Open a Pull Request against the main branch with:
A summary of the change and motivation
Links to related issues
Notes on testing performed
Any breaking API changes

PR checklist¶

Tests pass (pytest -q)
Code formatted (black, isort)
Public APIs have type annotations
Optional dependencies use graceful degradation
Documentation updated or added for new features
No large binaries or model files committed
CHANGELOG.md updated in the source repo

Issue Reporting¶

Please open issues at: github.com/llamatelemetry/llamatelemetry/issues

For bug reports, include:

llamatelemetry version (python -c "import llamatelemetry; print(llamatelemetry.__version__)")
Python version (python --version)
CUDA version (nvcc --version)
GPU model and driver version (nvidia-smi)
Operating system and environment (Kaggle, Colab, local Linux)
Minimal reproducing example
Full traceback

For feature requests:

Describe the use case and motivation
Suggest an API design if applicable
Note any optional dependencies the feature would require

Release Process¶

Releases are managed by the core team.
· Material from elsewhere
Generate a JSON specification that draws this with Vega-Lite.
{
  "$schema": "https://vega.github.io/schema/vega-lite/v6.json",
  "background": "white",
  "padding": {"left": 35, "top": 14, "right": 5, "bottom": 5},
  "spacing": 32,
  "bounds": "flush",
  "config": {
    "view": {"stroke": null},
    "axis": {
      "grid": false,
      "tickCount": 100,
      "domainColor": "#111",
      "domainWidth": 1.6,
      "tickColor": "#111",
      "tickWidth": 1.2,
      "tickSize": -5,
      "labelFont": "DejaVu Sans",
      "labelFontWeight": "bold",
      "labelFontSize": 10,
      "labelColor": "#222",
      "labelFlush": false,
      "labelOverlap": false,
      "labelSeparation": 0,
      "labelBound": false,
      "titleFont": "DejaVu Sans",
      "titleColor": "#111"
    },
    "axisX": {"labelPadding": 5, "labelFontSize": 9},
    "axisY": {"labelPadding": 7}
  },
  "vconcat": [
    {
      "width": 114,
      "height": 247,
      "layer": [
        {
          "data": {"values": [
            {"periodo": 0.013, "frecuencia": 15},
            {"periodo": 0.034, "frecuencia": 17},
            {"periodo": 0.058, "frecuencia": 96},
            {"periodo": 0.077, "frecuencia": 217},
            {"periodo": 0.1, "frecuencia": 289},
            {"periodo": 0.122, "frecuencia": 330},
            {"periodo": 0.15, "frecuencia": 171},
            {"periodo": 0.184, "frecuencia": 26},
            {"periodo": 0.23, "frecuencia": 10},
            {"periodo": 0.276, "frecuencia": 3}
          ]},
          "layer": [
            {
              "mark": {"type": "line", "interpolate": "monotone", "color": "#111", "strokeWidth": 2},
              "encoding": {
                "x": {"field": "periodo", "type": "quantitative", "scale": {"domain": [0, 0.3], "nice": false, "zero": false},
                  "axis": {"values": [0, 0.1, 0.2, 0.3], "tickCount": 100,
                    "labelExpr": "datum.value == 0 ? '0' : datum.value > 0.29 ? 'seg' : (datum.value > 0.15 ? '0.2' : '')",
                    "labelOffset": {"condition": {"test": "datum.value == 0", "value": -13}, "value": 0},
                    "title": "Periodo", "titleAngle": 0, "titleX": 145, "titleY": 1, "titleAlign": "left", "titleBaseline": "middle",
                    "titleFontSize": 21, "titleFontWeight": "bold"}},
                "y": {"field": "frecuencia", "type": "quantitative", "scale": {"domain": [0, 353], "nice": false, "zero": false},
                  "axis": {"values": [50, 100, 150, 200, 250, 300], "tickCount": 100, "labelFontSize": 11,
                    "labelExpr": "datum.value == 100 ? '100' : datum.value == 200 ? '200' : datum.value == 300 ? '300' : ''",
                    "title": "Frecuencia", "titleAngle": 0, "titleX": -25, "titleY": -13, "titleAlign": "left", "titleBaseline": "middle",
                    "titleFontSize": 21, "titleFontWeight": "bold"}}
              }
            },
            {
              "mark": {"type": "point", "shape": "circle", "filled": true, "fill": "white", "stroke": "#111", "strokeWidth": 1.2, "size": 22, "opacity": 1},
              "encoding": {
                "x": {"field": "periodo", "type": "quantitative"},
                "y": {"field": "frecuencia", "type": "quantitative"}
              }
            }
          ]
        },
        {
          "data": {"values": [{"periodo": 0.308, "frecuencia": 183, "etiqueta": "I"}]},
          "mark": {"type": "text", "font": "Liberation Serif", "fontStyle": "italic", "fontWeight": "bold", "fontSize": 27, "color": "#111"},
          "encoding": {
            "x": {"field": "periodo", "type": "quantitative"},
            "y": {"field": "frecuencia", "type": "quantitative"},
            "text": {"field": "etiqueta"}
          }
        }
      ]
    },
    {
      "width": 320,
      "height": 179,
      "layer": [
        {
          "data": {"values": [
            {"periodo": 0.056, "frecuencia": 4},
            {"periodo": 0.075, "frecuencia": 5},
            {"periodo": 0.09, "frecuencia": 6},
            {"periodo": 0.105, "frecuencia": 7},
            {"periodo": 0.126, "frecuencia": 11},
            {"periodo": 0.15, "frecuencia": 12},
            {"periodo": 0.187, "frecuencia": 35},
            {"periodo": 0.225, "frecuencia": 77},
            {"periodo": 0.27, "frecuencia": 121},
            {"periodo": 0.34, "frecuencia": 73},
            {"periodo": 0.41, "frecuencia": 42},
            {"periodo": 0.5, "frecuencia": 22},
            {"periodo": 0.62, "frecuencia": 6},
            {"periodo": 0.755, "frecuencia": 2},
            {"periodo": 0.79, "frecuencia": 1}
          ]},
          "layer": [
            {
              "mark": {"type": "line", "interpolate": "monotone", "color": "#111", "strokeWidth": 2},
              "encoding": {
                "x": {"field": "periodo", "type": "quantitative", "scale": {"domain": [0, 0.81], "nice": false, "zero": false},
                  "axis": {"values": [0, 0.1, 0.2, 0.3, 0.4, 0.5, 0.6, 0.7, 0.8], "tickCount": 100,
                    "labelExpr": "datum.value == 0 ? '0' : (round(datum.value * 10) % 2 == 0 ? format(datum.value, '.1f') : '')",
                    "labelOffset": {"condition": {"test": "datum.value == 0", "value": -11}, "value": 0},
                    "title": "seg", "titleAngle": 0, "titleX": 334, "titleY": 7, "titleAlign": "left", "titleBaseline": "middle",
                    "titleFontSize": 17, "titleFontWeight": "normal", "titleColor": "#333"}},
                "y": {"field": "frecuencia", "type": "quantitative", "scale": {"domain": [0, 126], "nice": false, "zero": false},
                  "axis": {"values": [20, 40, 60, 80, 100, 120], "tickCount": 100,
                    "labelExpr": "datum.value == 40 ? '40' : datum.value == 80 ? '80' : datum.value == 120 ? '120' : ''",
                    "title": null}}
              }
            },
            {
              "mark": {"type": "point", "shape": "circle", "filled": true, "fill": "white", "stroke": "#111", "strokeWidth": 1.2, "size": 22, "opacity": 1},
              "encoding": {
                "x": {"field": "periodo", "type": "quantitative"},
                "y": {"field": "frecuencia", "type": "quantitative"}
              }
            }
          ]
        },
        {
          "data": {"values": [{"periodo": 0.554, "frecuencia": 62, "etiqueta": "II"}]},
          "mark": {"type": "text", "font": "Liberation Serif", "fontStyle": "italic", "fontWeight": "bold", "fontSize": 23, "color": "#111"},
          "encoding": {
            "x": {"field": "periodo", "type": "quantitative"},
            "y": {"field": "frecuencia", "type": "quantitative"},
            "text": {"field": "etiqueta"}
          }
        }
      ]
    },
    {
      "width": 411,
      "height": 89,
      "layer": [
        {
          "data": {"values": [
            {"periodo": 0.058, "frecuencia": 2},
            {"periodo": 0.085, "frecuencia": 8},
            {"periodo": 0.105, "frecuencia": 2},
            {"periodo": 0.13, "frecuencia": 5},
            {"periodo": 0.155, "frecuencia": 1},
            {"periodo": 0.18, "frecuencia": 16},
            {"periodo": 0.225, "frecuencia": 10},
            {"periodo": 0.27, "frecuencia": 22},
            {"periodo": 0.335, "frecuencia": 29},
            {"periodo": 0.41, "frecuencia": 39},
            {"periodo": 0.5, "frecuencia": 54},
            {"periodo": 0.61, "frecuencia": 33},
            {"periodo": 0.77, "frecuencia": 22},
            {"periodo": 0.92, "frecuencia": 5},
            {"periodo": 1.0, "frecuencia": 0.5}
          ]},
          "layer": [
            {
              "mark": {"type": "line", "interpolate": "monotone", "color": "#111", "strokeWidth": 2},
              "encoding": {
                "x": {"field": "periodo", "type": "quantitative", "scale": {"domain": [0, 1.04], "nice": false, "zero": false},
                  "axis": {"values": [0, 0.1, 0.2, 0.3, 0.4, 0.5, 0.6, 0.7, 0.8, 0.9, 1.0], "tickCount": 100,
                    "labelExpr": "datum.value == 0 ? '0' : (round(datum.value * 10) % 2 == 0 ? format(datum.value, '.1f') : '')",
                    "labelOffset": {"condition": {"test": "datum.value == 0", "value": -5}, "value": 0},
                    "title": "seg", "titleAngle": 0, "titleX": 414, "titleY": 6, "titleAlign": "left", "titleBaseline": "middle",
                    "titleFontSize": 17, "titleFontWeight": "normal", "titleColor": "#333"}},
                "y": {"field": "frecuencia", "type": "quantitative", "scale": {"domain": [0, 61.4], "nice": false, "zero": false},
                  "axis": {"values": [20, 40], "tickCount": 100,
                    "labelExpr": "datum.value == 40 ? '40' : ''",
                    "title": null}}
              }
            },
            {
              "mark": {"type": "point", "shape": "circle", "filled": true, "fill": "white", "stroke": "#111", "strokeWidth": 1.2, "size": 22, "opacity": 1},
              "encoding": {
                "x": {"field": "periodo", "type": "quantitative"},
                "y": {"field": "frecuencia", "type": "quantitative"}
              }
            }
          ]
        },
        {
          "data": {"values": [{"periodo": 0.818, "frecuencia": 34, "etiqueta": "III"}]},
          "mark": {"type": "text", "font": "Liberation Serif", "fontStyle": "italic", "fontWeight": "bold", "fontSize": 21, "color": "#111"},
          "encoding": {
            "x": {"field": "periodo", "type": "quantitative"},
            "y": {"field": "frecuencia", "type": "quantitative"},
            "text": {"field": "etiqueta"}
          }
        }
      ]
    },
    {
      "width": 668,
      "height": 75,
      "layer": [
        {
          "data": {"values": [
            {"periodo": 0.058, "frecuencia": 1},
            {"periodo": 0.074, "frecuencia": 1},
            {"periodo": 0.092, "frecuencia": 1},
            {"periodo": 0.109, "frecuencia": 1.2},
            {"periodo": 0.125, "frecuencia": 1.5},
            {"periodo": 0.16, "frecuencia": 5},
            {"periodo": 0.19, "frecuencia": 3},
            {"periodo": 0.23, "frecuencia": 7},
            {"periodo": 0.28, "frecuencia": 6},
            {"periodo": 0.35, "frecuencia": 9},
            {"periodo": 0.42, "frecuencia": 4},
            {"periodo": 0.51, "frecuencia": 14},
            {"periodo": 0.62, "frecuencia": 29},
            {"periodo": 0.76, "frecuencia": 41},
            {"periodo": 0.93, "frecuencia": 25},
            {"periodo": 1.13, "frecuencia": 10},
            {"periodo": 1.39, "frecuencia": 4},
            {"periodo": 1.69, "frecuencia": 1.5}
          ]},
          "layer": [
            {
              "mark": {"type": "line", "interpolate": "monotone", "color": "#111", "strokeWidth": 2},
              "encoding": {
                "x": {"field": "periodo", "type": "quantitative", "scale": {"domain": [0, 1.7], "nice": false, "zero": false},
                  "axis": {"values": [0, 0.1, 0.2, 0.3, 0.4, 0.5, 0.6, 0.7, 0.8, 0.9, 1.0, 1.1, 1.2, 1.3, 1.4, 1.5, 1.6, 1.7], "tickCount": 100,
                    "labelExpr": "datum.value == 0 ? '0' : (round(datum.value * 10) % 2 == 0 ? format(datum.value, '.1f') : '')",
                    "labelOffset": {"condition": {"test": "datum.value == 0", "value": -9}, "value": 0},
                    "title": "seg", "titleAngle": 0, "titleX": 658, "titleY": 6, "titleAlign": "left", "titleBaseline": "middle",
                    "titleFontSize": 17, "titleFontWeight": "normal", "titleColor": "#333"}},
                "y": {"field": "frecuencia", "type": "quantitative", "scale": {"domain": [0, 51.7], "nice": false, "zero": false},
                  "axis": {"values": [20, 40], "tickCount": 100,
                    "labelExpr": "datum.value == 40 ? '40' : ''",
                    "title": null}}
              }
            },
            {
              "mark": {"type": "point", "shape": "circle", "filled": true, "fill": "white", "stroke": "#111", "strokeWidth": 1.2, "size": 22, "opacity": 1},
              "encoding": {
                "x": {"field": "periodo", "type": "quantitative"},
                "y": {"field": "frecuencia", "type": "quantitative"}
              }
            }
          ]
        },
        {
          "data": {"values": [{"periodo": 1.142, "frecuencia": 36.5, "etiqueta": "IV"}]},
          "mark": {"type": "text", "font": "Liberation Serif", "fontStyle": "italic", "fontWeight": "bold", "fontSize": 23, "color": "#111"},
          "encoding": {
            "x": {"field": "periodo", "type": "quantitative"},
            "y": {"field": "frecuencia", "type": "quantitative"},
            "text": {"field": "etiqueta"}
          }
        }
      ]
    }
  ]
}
The general process:

Update version in pyproject.toml and llamatelemetry/__init__.py
Update CHANGELOG.md in the source repository
Build and test the CUDA binary bundle on Kaggle T4
Create a GitHub release with source and binary artifacts
Publish to PyPI via twine

Release artifacts include:

Source distribution (.tar.gz, .whl) — Python-only
CUDA binary archive — llamatelemetry-vX.Y.Z-cudaX.X-t4-complete.tar.gz with pre-compiled llamatelemetry_cpp.so and llama-server binary

Community¶

GitHub Issues: github.com/llamatelemetry/llamatelemetry/issues
Discussions: github.com/llamatelemetry/llamatelemetry/discussions

All contributors are expected to follow a respectful, inclusive code of conduct. Harassment or discrimination of any kind will not be tolerated.